ROLAND SABATIER lettrisme

 
 

ROLAND SABATIER

MISE EN PLACE DE RIRES JUSTES SUR UNE SOCIETE INJUSTE

(1985)


Film infinitésimal.

Production Psi, 1985 . 28 minutes (Extrait: 5’38)

Réalisé pour la première fois en public dans “Télégraffiterons", galerie J.J. Donguy en 1986.

Version DVD video, Productions psi, 2007 (28 m)

"Pratiquement: l’expression esthapéïriste ou infinitésimale est composée de particules imaginaires obtenues à l'aide de moyens indifférents en eux-mêmes dépourvus de leur sens immédiat et acceptés autant qu'ils permettent d'imaginer d'autres éléments inexistants ou possibles. En se posant, par le biais de la notation-tremplin, le problème de la perception au-delà du concret, l'esthétique nouvelle devait se préoccuper, sur le plan artistique, de la mutation des sens, qui établit la substitution d'un organe à un autre, de la télesthésie, ou de la sensation à distance, et, tout particulièrement, de la création de sens inédits, inconnus à ce jour.

Ce sont donc des surfaces blanches, des injonctions brèves, des espaces dissimulés, ou, à la limite, n'importe quoi ou rien, qui sont les traits communs des oeuvres qui se réclament de cette esthétique.

Les données accessibles par lesquelles on les saisit en caractérisent, à la fois, le fonctionnement et la notation. Cette part visible n'étant proposée que pour susciter chez l'amateur des élaborations mentales incarnant les potentialités innombrables, toujours fuyantes et sans cesse changées, de beautés intériorisées. Car, si c'est bien à partir de formes objectives, déterminées, qui, en premier lieu, les suggèrent, que ces oeuvres se présentent, c'est surtout au-delà d'elles, très exactement dans l'originalité pure, qu'elles se réalisent.

Dans leur fonctionnement, ces symboles vides comblent l'écart entre ce qui peut se voir — ou s'entendre — et ce que l'on ne peut pas voir — ou entendre. L’œuvre sera la résultante d’un rapport d'inadéquation entre un signifiant et un signifié au préjudice de la relation de complémentarité conventionnelle.

La manipulation réduit à un signifiant flottant le pouvoir d'un au-delà de la réalité qui est une réalité impossible, qui n’existera jamais, qui ne pourra même pas être imaginée — et, dans ce sens, inimaginable, plutôt qu’imaginaire.

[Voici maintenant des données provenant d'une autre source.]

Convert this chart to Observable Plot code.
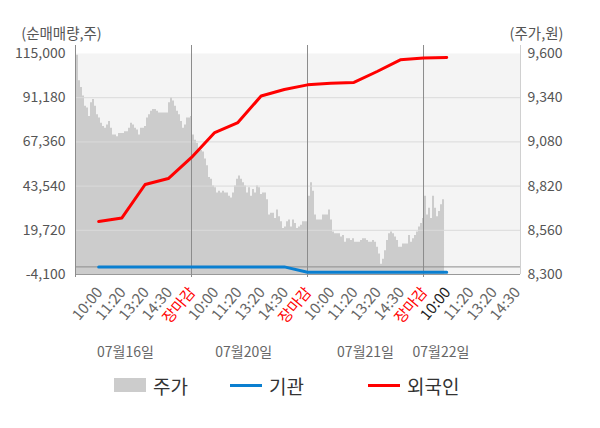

Le donné-à-voir (à considérer aussi comme : à-entendre, à-toucher, à-goûter, à-sentir, etc.) se pose comme pur signe notatif d'un voir-entendre-toucher-goûter-sentir authentiquement transcendant reconduit sur le plan de l'inconcevable et de l’inaccomplissable comme les inédites valeurs élémentiques, rythmiques, mécaniques ou thématiques du beau et de l’émouvant du nouvel art.

C'est par là que la beauté est appelée, une beauté à l'état pur, susceptible de se charger de n'importe quel contenu symbolique, une beauté qui n'existe que dans un avenir aux limites sans fin, posées comme sans cesse repoussées. L'art infinitésimal est le pouvoir de cette beauté transcendée réduite à la forme visible d'un rien (ou d'un tout). Elle est le pouvoir et la force de l'illusion.

Son expression dérive du glissement du signifié habituel vers un signifié complètement idéal, irréel, in-existant et inimaginable. En cette occurrence, elle s'affirme comme la forme la plus perverse et la plus discrépante du réel. On met un nom là où il n'y en a pas, là où aucune réalité n'existe et sur laquelle nous ne pouvons pas mettre de nom. Ce tour de passe-passe fait que l'auteur et l'amateur accèdent à l'ineffable dans un langage commun suggéré par le premier et accepté par le second.

C'est donc l'établissement d'une communication sensorielle différée, transposée ou substituée, essentiellement et perpétuellement projetée dans la dimension irréelle, que l’esthétique infinitésimale propose d'explorer dans l'ensemble de ses agencements, positifs et négatifs.

C'est sur la base de ces explications que, au-delà de la simple contrepèterie - mais à partir d'elle - s'appréhendent les beautés filmiques de Mise en place de rires justes sur une société injuste." (R.S.)